[Begin]

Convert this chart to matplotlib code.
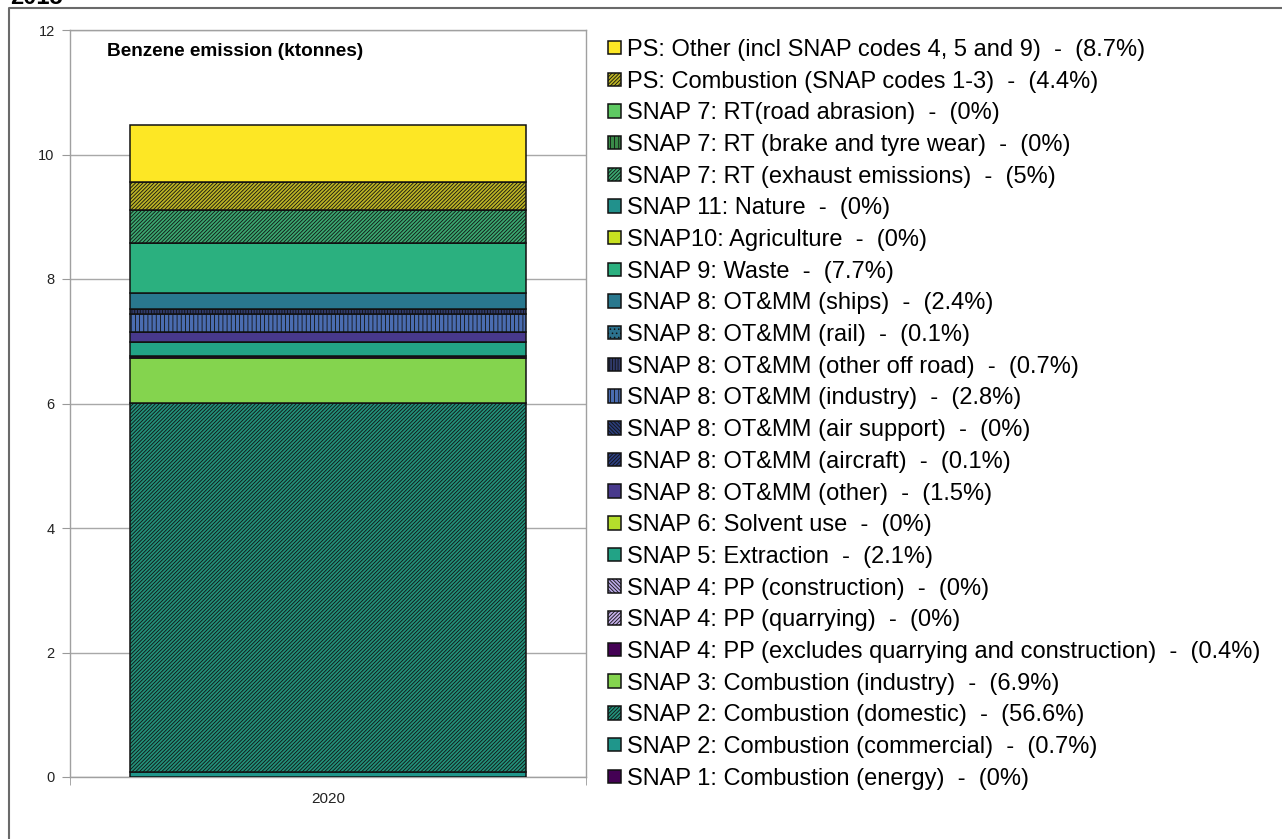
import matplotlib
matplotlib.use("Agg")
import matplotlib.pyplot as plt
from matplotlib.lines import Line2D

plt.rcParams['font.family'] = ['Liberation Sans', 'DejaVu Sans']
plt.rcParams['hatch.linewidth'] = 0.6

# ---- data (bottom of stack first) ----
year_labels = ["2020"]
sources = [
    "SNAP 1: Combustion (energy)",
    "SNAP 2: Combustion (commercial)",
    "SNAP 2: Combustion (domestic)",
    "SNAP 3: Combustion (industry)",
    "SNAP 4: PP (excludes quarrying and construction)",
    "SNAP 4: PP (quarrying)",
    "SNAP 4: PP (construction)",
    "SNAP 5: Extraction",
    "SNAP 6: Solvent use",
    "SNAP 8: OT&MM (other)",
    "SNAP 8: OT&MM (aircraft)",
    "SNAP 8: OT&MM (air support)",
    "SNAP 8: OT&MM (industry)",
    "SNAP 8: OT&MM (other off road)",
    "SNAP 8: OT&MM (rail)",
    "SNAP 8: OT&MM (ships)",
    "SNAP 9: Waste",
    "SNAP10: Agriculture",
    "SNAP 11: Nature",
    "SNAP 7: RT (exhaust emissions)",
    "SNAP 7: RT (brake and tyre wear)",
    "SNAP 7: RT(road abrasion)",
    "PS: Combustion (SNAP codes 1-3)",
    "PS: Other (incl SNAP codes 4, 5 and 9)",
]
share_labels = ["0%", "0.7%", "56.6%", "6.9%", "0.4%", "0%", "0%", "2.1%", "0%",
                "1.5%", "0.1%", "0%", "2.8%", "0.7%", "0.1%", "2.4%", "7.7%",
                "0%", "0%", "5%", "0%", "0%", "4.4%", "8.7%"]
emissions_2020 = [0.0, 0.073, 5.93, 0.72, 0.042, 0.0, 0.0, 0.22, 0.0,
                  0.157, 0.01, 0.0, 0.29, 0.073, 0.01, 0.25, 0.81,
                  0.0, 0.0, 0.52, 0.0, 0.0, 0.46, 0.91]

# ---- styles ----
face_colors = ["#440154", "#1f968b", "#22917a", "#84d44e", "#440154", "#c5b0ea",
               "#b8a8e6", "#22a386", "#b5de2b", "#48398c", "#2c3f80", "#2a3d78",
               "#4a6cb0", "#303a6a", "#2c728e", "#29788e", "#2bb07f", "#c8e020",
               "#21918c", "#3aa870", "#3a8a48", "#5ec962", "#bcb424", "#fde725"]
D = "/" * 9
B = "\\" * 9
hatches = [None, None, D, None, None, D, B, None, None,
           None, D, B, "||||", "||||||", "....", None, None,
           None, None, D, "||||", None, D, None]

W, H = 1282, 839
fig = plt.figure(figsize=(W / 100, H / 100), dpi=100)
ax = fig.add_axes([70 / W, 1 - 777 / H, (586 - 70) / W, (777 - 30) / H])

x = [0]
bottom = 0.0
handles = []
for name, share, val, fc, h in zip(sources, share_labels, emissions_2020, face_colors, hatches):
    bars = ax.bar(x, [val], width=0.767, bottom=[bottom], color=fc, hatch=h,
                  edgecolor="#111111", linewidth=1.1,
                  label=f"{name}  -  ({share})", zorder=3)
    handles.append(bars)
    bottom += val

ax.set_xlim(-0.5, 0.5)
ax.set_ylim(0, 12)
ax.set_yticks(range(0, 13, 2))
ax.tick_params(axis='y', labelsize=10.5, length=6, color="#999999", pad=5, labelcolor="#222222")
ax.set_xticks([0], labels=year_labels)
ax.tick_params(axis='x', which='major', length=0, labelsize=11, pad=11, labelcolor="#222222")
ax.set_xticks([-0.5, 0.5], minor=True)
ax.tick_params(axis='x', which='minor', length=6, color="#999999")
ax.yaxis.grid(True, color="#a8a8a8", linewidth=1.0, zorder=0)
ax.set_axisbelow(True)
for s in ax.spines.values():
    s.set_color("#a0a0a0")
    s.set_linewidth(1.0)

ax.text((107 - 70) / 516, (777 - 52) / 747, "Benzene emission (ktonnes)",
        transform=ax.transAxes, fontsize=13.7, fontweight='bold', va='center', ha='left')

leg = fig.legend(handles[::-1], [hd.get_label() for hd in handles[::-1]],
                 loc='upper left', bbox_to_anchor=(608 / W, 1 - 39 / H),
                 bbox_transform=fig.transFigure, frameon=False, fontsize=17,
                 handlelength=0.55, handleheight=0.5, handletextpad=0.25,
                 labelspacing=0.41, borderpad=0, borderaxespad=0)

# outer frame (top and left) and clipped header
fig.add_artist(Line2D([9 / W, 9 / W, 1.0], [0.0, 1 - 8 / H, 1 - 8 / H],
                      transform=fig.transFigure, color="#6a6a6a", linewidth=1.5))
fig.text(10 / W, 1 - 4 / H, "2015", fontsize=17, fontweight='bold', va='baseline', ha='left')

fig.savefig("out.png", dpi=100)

[End]

Begin at the top of the material above and output each line exactly, stopping after the line that holds "plt.rcParams['hatch.linewidth'] = 0.6". Leave out pictures.

Convert this chart to matplotlib code.
import matplotlib
matplotlib.use("Agg")
import matplotlib.pyplot as plt
from matplotlib.lines import Line2D

plt.rcParams['font.family'] = ['Liberation Sans', 'DejaVu Sans']
plt.rcParams['hatch.linewidth'] = 0.6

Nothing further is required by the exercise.